The least withholding of all is the film’s score by Mykal Kilgore. Reminiscent at times of the dragged-into-a-sacrifice feel that permeated Jordan Peele’s 2019 film, Us, the film’s ambient sounds hit the ear like an impacted, liturgical chorus poured into timeless flutters of flutes and harps. The score simultaneously enhances the foreboding frigidity of the film while accomplishing a kind subtle inverse, whereby it makes briefly salient the roiling interiority of the characters that strain to conceal it. The sounds emerge as controlled expression, not quite a throng but an ancient immersion, perforating the discourse of the film (as Barthes would say), while never becoming unglued from it.

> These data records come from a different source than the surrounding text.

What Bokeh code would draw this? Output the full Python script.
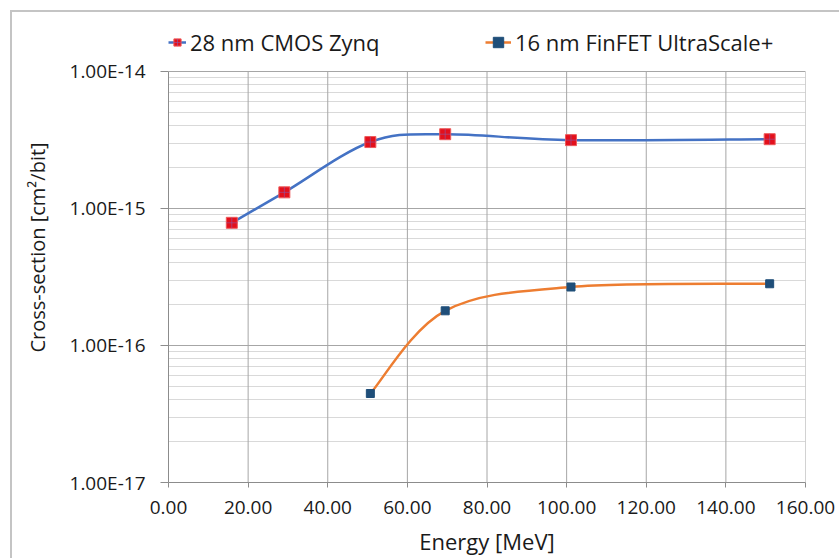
import numpy as np
from bokeh.plotting import figure
from bokeh.models import (Range1d, FixedTicker, NumeralTickFormatter,
                          CustomJSTickFormatter, Legend, LegendItem, ColumnDataSource)
from bokeh.embed import file_html
from bokeh.resources import INLINE

# ---- data ----
energy_28nm = [15.9, 29.1, 50.7, 69.5, 101.1, 151.0]
xsec_28nm = [7.85e-16, 1.31e-15, 3.05e-15, 3.48e-15, 3.15e-15, 3.20e-15]
energy_16nm = [50.7, 69.5, 101.1, 151.0]
xsec_16nm = [4.46e-17, 1.79e-16, 2.67e-16, 2.82e-16]
series_names = ["28 nm CMOS Zynq", "16 nm FinFET UltraScale+"]
x_ticks = [0, 20, 40, 60, 80, 100, 120, 140, 160]
y_ticks = [1e-17, 1e-16, 1e-15, 1e-14]
x_title = "Energy [MeV]"
y_title = "Cross-section [cm\u00b2/bit]"

FONT = "Open Sans"
TXT = "#1a1a1a"


def smooth_source(xs, ys):
    """Excel-like smoothed line: cubic Bezier segments with Catmull-Rom
    control points computed in (x, log10 y) space."""
    lx = np.asarray(xs, float)
    ly = np.log10(np.asarray(ys, float))
    n = len(lx)
    d = dict(x0=[], y0=[], x1=[], y1=[], cx0=[], cy0=[], cx1=[], cy1=[])
    for i in range(n - 1):
        i0 = max(i - 1, 0)
        i3 = min(i + 2, n - 1)
        d["x0"].append(lx[i]); d["y0"].append(10 ** ly[i])
        d["x1"].append(lx[i + 1]); d["y1"].append(10 ** ly[i + 1])
        d["cx0"].append(lx[i] + (lx[i + 1] - lx[i0]) / 6)
        d["cy0"].append(10 ** (ly[i] + (ly[i + 1] - ly[i0]) / 6))
        d["cx1"].append(lx[i + 1] - (lx[i3] - lx[i]) / 6)
        d["cy1"].append(10 ** (ly[i + 1] - (ly[i3] - ly[i]) / 6))
    return ColumnDataSource(d)


# ---- layout (pixels) ----
W, H = 839, 558
FRAME_LEFT, FRAME_RIGHT_GAP = 168, 34
FRAME_TOP, FRAME_BOTTOM_GAP = 12, 75          # frame extends up to hold the legend
AXIS_TOP_PX = 71                               # where the top y tick sits
frame_h = H - FRAME_TOP - FRAME_BOTTOM_GAP
decades = np.log10(y_ticks[-1]) - np.log10(y_ticks[0])
data_px = (H - FRAME_BOTTOM_GAP) - AXIS_TOP_PX
y_end = 10 ** (np.log10(y_ticks[0]) + decades * frame_h / data_px)

p = figure(width=W, height=H, output_backend="svg", toolbar_location=None,
           y_axis_type="log",
           x_range=Range1d(x_ticks[0], x_ticks[-1]), y_range=Range1d(y_ticks[0], y_end),
           min_border_left=FRAME_LEFT, min_border_right=FRAME_RIGHT_GAP,
           min_border_top=FRAME_TOP, min_border_bottom=FRAME_BOTTOM_GAP)
p.outline_line_color = None
p.background_fill_color = "white"
p.border_fill_color = None
BORDER = "#c4c4c4"
p.styles = {
    "background": (f"linear-gradient({BORDER},{BORDER}) 10px 10px / 2px 100% no-repeat, "
                   f"linear-gradient({BORDER},{BORDER}) 10px 10px / 100% 2px no-repeat, white"),
}

# ticks / grid
p.xaxis.ticker = FixedTicker(ticks=x_ticks)
p.xaxis.formatter = NumeralTickFormatter(format="0.00")
minor = [m * d for d in y_ticks[:-1] for m in range(2, 10)]
p.yaxis.ticker = FixedTicker(ticks=y_ticks, minor_ticks=minor)
p.yaxis.formatter = CustomJSTickFormatter(
    code="return tick.toExponential(2).toUpperCase();")
p.yaxis.bounds = (y_ticks[0], y_ticks[-1])

p.xgrid.visible = False
p.ygrid.ticker = FixedTicker(ticks=y_ticks, minor_ticks=minor)
p.ygrid.grid_line_color = "#a6a6a6"
p.ygrid.grid_line_width = 1
p.ygrid.minor_grid_line_color = "#d9d9d9"
p.ygrid.minor_grid_line_width = 1
# vertical grid lines limited to the plot area (between bottom and top y ticks)
p.segment(x0=x_ticks[1:], y0=[y_ticks[0]] * (len(x_ticks) - 1),
          x1=x_ticks[1:], y1=[y_ticks[-1]] * (len(x_ticks) - 1),
          line_color="#a6a6a6", line_width=1)

for ax in (p.xaxis, p.yaxis):
    ax.axis_line_color = "#8c8c8c"
    ax.major_tick_line_color = "#8c8c8c"
    ax.minor_tick_line_color = None
    ax.major_tick_in = 0
    ax.major_label_text_font = FONT
    ax.major_label_text_font_size = "19px"
    ax.major_label_text_color = TXT
    ax.axis_label_text_font = FONT
    ax.axis_label_text_font_style = "normal"
    ax.axis_label_text_color = TXT

p.xaxis.major_tick_out = 5
p.xaxis.major_label_standoff = 13
p.xaxis.axis_label = x_title
p.xaxis.axis_label_text_font_size = "22px"
p.xaxis.axis_label_standoff = 9
p.yaxis.major_tick_out = 8
p.yaxis.major_label_standoff = 15
p.yaxis.axis_label = y_title
p.yaxis.axis_label_text_font_size = "20px"
p.yaxis.axis_label_standoff = 16

BLUE = "#4472c4"
ORANGE = "#ed7d31"
RED = "#e3101c"
NAVY = "#1f4e79"

# series 1
p.bezier(source=smooth_source(energy_28nm, xsec_28nm), x0="x0", y0="y0",
         x1="x1", y1="y1", cx0="cx0", cy0="cy0", cx1="cx1", cy1="cy1",
         line_color=BLUE, line_width=2.5)
l1 = p.line(x=energy_28nm[:1], y=xsec_28nm[:1], line_color=BLUE, line_width=2.5)
m1 = p.scatter(energy_28nm, xsec_28nm, marker="square", size=11,
               fill_color=RED, line_color="#ee5a5a", line_width=1)
c1 = p.scatter(energy_28nm, xsec_28nm, marker="cross", size=11,
               line_color="#8a5aa8", line_alpha=0.6, line_width=1)

# series 2
p.bezier(source=smooth_source(energy_16nm, xsec_16nm), x0="x0", y0="y0",
         x1="x1", y1="y1", cx0="cx0", cy0="cy0", cx1="cx1", cy1="cy1",
         line_color=ORANGE, line_width=2.5)
l2 = p.line(x=energy_16nm[:1], y=xsec_16nm[:1], line_color=ORANGE, line_width=2.5)
m2 = p.scatter(energy_16nm, xsec_16nm, marker="square", size=8,
               fill_color=NAVY, line_color=NAVY)

LEG_CENTER_Y = 43
LEG_H = 30
leg_vy = (H - FRAME_BOTTOM_GAP) - (LEG_CENTER_Y + LEG_H / 2)


def make_legend(label, renderers, vx, gw):
    lg = Legend(items=[LegendItem(label=label, renderers=renderers)],
                location=(vx, leg_vy), orientation="horizontal",
                padding=0, margin=0, spacing=0,
                glyph_width=gw, glyph_height=LEG_H, label_height=LEG_H,
                label_standoff=4,
                label_text_font=FONT, label_text_font_size="22px",
                label_text_color=TXT,
                border_line_alpha=0, background_fill_alpha=0)
    p.add_layout(lg, "center")


make_legend(series_names[0], [l1, m1, c1], 0, 18)
make_legend(series_names[1], [l2, m2], 317, 26)

open("out.html", "w").write(file_html(p, INLINE))
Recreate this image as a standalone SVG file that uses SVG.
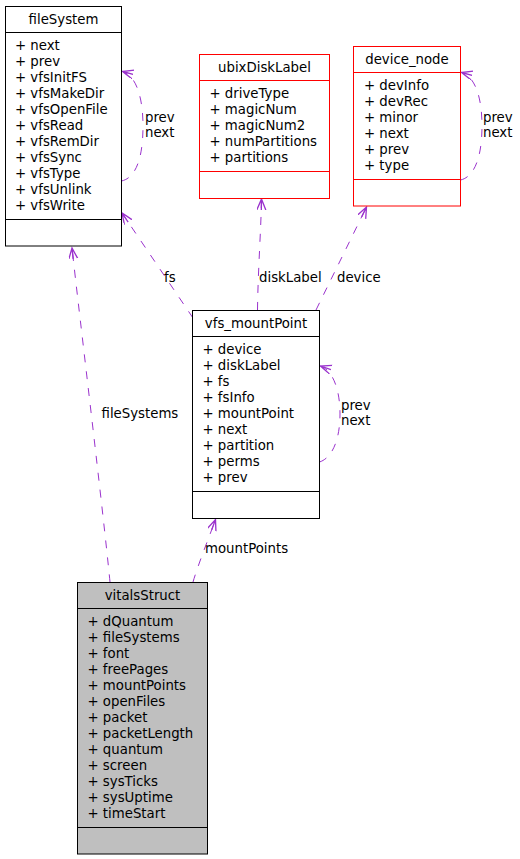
<svg xmlns="http://www.w3.org/2000/svg" width="520" height="859" viewBox="0 0 520 859">
<style>
text{font-family:"DejaVu Sans","Liberation Sans",sans-serif;font-size:13.3px;fill:#000}
.t{text-anchor:middle}
.box{fill:#fff;stroke:#000;stroke-width:1}
.red{fill:#fff;stroke:#ff0000;stroke-width:1}
.grey{fill:#bfbfbf;stroke:#000;stroke-width:1}
.ln{stroke:#000;stroke-width:1}
.lr{stroke:#ff0000;stroke-width:1}
.e{fill:none;stroke:#9a32cd;stroke-width:1;stroke-dasharray:8,9;marker-end:url(#ah)}
</style>
<defs>
<marker id="ah" markerUnits="userSpaceOnUse" markerWidth="14" markerHeight="12" refX="11" refY="4.5" orient="auto">
<path d="M0,0 L11,4.5 L0,9 M0,4.5 L11,4.5" fill="none" stroke="#9a32cd" stroke-width="1.3"/>
</marker>
</defs>
<rect width="520" height="859" fill="#fff"/>
<g id="edges">
<path class="e" d="M110,582 C103,510 80,320 72,248"/>
<path class="e" d="M193,582 C198,565 208,540 215.5,519.5"/>
<path class="e" d="M193,318 L122,213"/>
<path class="e" d="M257.5,310 C258,270 261,230 261.5,199"/>
<path class="e" d="M316,310 L366.5,207"/>
<path class="e" d="M121.5,181 C135,178 143,160 143,126 C143,95 135,75 122.5,71.5"/>
<path class="e" d="M460.5,180 C474,177 482,158 482,126 C482,95 474,76 461.5,72.5"/>
<path class="e" d="M319.5,462 C332,458 340,440 340,414 C340,388 332,370 320.5,366"/>
<text x="101.5" y="418">fileSystems</text>
<text x="205" y="553">mountPoints</text>
<text x="164" y="282">fs</text>
<text x="259" y="282">diskLabel</text>
<text x="337" y="282">device</text>
<text x="145" y="122">prev</text>
<text x="145" y="137">next</text>
<text x="483" y="122">prev</text>
<text x="483" y="137">next</text>
<text x="341" y="410">prev</text>
<text x="341" y="425">next</text>
</g>
<g id="fileSystem">
<rect class="box" x="5.5" y="6.5" width="116" height="239.5"/>
<line class="ln" x1="5.5" y1="32.5" x2="121.5" y2="32.5"/>
<line class="ln" x1="5.5" y1="219.5" x2="121.5" y2="219.5"/>
<text class="t" x="63.5" y="24">fileSystem</text>
<text x="15" y="50">+ next</text>
<text x="15" y="66">+ prev</text>
<text x="15" y="82">+ vfsInitFS</text>
<text x="15" y="98">+ vfsMakeDir</text>
<text x="15" y="114">+ vfsOpenFile</text>
<text x="15" y="130">+ vfsRead</text>
<text x="15" y="146">+ vfsRemDir</text>
<text x="15" y="162">+ vfsSync</text>
<text x="15" y="178">+ vfsType</text>
<text x="15" y="194">+ vfsUnlink</text>
<text x="15" y="210">+ vfsWrite</text>
</g>
<g id="ubixDiskLabel">
<rect class="red" x="199.5" y="54.5" width="130" height="144"/>
<line class="lr" x1="199.5" y1="80.5" x2="329.5" y2="80.5"/>
<line class="lr" x1="199.5" y1="171.5" x2="329.5" y2="171.5"/>
<text class="t" x="264.5" y="72">ubixDiskLabel</text>
<text x="209.5" y="98">+ driveType</text>
<text x="209.5" y="114">+ magicNum</text>
<text x="209.5" y="130">+ magicNum2</text>
<text x="209.5" y="146">+ numPartitions</text>
<text x="209.5" y="162">+ partitions</text>
</g>
<g id="device_node">
<rect class="red" x="353.5" y="46.5" width="107" height="159.5"/>
<line class="lr" x1="353.5" y1="72.5" x2="460.5" y2="72.5"/>
<line class="lr" x1="353.5" y1="179.5" x2="460.5" y2="179.5"/>
<text class="t" x="407" y="64">device_node</text>
<text x="364" y="90">+ devInfo</text>
<text x="364" y="106">+ devRec</text>
<text x="364" y="122">+ minor</text>
<text x="364" y="138">+ next</text>
<text x="364" y="154">+ prev</text>
<text x="364" y="170">+ type</text>
</g>
<g id="vfs_mountPoint">
<rect class="box" x="192.5" y="310.5" width="127" height="208"/>
<line class="ln" x1="192.5" y1="336.5" x2="319.5" y2="336.5"/>
<line class="ln" x1="192.5" y1="491.5" x2="319.5" y2="491.5"/>
<text class="t" x="256" y="328">vfs_mountPoint</text>
<text x="202.5" y="354">+ device</text>
<text x="202.5" y="370">+ diskLabel</text>
<text x="202.5" y="386">+ fs</text>
<text x="202.5" y="402">+ fsInfo</text>
<text x="202.5" y="418">+ mountPoint</text>
<text x="202.5" y="434">+ next</text>
<text x="202.5" y="450">+ partition</text>
<text x="202.5" y="466">+ perms</text>
<text x="202.5" y="482">+ prev</text>
</g>
<g id="vitalsStruct">
<rect class="grey" x="77.5" y="582.5" width="130" height="271.5"/>
<line class="ln" x1="77.5" y1="608.5" x2="207.5" y2="608.5"/>
<line class="ln" x1="77.5" y1="827.5" x2="207.5" y2="827.5"/>
<text class="t" x="142.5" y="600">vitalsStruct</text>
<text x="87.5" y="626">+ dQuantum</text>
<text x="87.5" y="642">+ fileSystems</text>
<text x="87.5" y="658">+ font</text>
<text x="87.5" y="674">+ freePages</text>
<text x="87.5" y="690">+ mountPoints</text>
<text x="87.5" y="706">+ openFiles</text>
<text x="87.5" y="722">+ packet</text>
<text x="87.5" y="738">+ packetLength</text>
<text x="87.5" y="754">+ quantum</text>
<text x="87.5" y="770">+ screen</text>
<text x="87.5" y="786">+ sysTicks</text>
<text x="87.5" y="802">+ sysUptime</text>
<text x="87.5" y="818">+ timeStart</text>
</g>
</svg>
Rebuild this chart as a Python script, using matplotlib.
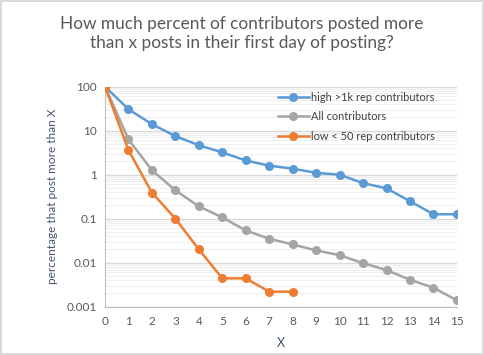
import numpy as np
import matplotlib.pyplot as plt
from matplotlib.ticker import LogLocator, FixedLocator, NullFormatter

plt.rcParams['font.family'] = ['Lato', 'DejaVu Sans']

x_high = list(range(16))
high = [100, 30.6, 14, 7.5, 4.66, 3.2, 2.1, 1.6, 1.37, 1.1, 1.0, 0.64, 0.49, 0.25, 0.126, 0.126]
x_all = list(range(16))
all_c = [100, 6.3, 1.26, 0.44, 0.19, 0.107, 0.054, 0.035, 0.026, 0.019, 0.0148,
         0.0098, 0.0068, 0.0041, 0.0027, 0.0014]
x_low = list(range(9))
low = [100, 3.6, 0.39, 0.10, 0.02, 0.0044, 0.0044, 0.0022, 0.0022]

ytick_vals = [0.001, 0.01, 0.1, 1, 10, 100]
ytick_labels = ['0.001', '0.01', '0.1', '1', '10', '100']

fig = plt.figure(figsize=(4.84, 3.55), dpi=100)
fig.patch.set_edgecolor('#d9d9d9')
fig.patch.set_linewidth(1.5)
ax = fig.add_axes([0.217, 0.136, 0.727, 0.620])

ax.plot(x_high, high, color='#5B9BD5', marker='o', ms=5.5, lw=1.8, label='high >1k rep contributors', zorder=3)
ax.plot(x_all, all_c, color='#A5A5A5', marker='o', ms=5.5, lw=1.8, label='All contributors', zorder=3)
ax.plot(x_low, low, color='#ED7D31', marker='o', ms=5.5, lw=1.8, label='low < 50 rep contributors', zorder=3)

ax.set_yscale('log')
ax.set_ylim(0.001, 100)
ax.set_xlim(0, 15)
ax.yaxis.set_major_locator(FixedLocator(ytick_vals))
ax.set_yticklabels(ytick_labels)
ax.yaxis.set_minor_locator(LogLocator(base=10, subs=np.arange(2, 10)))
ax.yaxis.set_minor_formatter(NullFormatter())
ax.set_xticks(range(16))

ax.grid(True, which='major', axis='y', color='#d9d9d9', lw=1)
ax.grid(True, which='minor', axis='y', color='#efefef', lw=0.8)
ax.tick_params(which='both', length=0, labelsize=8.5, colors='#595959')
ax.tick_params(axis='x', pad=7)
ax.tick_params(axis='y', pad=6)
for s in ['top', 'right']:
    ax.spines[s].set_visible(False)
for s in ['left', 'bottom']:
    ax.spines[s].set_color('#bfbfbf')

ax.set_xlabel('X', fontsize=9, color='#44546A', labelpad=7)
ax.set_ylabel('percentage that post more than X', fontsize=8.5, color='#44546A', labelpad=6)

fig.text(0.5, 0.955, 'How much percent of contributors posted more\nthan x posts in their first day of posting?',
         ha='center', va='top', fontsize=12.4, color='#595959', linespacing=1.25)

ax.legend(loc='upper right', bbox_to_anchor=(0.965, 1.02), frameon=False, fontsize=7.9,
          labelcolor='#404040', handlelength=2.8, handletextpad=0.2, labelspacing=0.75)

fig.savefig('out.png', dpi=100)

The social versus nuclear individual; the comparative merits of culture and the irreconcilable thoughts inside us — that is the canvas on which The Farewell wishes us to paint. “There is nothing neither good or bad, but thinking makes it so,” Shakespeare says, unconsciously illumining the dialectical tension at the center of the film (written and directed by Lulu Wang). Almost immediately the moral question bears out, but the pleasure comes from where we go from there. The camera tells us almost nothing, and the music feints in various fuzzy directions. Through raw human observance, clothed in cultural dissonance and facile judgements, viewers think and discover — discover, mostly, that life has only edges, places of fleeting definition, dissolving utopias.